Leo Bellina, Integral Education after Abu Ghraib: Participatory Education and Practices of Citizenship

(This presentation was part of the CIIS' Multiversity, Feb. 2008)

The title of this presentation paraphrases an essay title by Henri Giroux, in which the author examines the role of higher education in making possible critical, engaged citizenship that is able to challenge the increasing normalization of violence against “the other” within and outside of the US. The presentation relates this urgent challenge of higher education with the results of last year’s student-research, in which participants re-envisioned practices of “integral governance” at CIIS as attentive to equity and diversity, and therefore productive of skills to live, work, imagine, and build alliances in the world of difference/diversity we already live in today.

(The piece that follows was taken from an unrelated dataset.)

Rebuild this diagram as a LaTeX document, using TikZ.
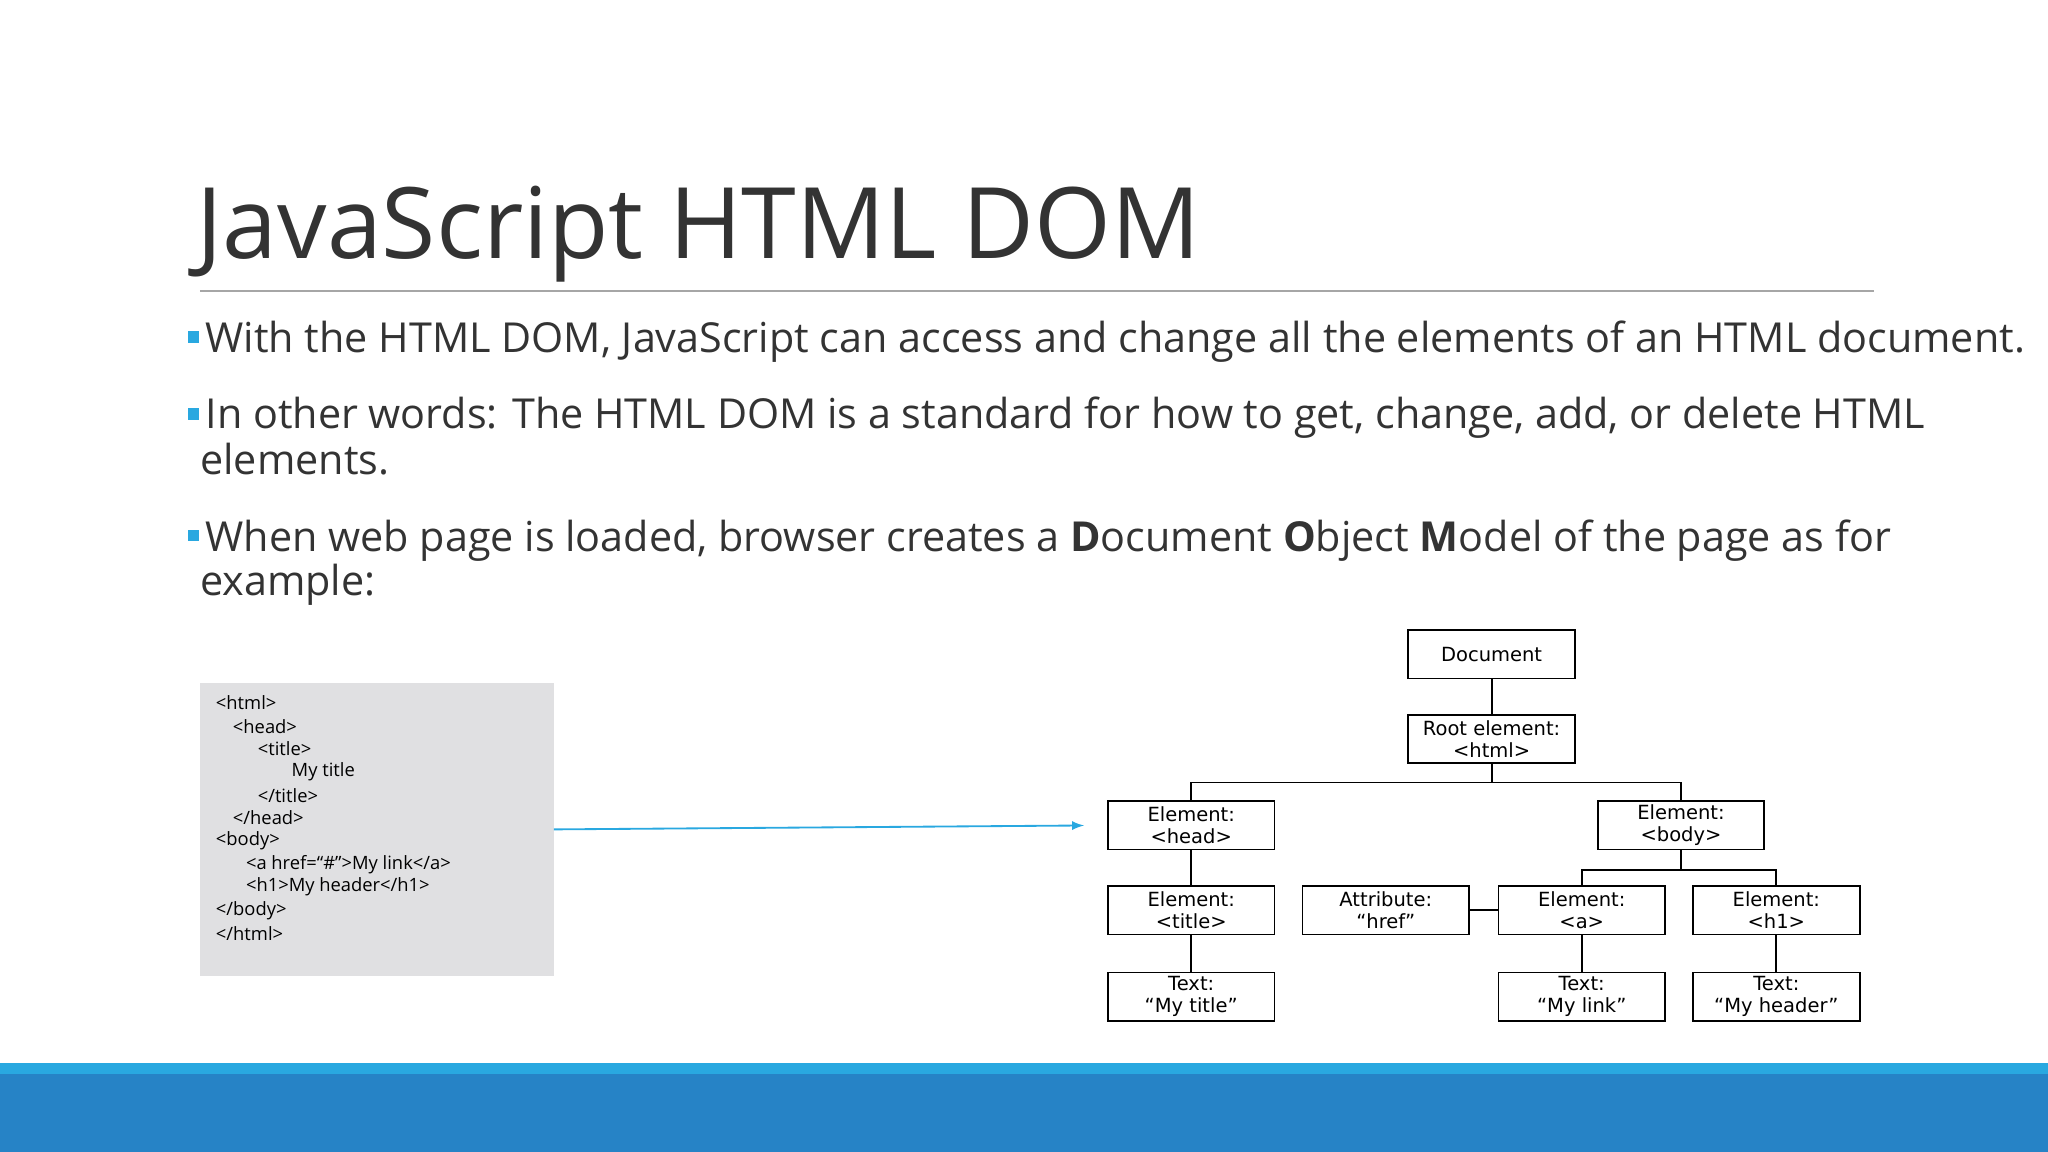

Leo Bellina was hired as an institutional researcher by the Center for Teaching and Learning (Assessment) to ensure the contribution of student voice to the Integral Education essay for WASC. The research was conducted in the spring of 2007, as Participatory Action Research in collaboration with campus groups working against oppression. Before relocating to San Francisco, Leo Bellina worked as a somatic psychotherapist and integrative health counselor in private practice and in NGO contexts on issues of state and sexual violence against immigrant girls and women. She has been an educator on diversity issues in Europe and the US, teaching in schools, psychotherapy trainings and conferences, and for the Naropa University community in Boulder, Colorado.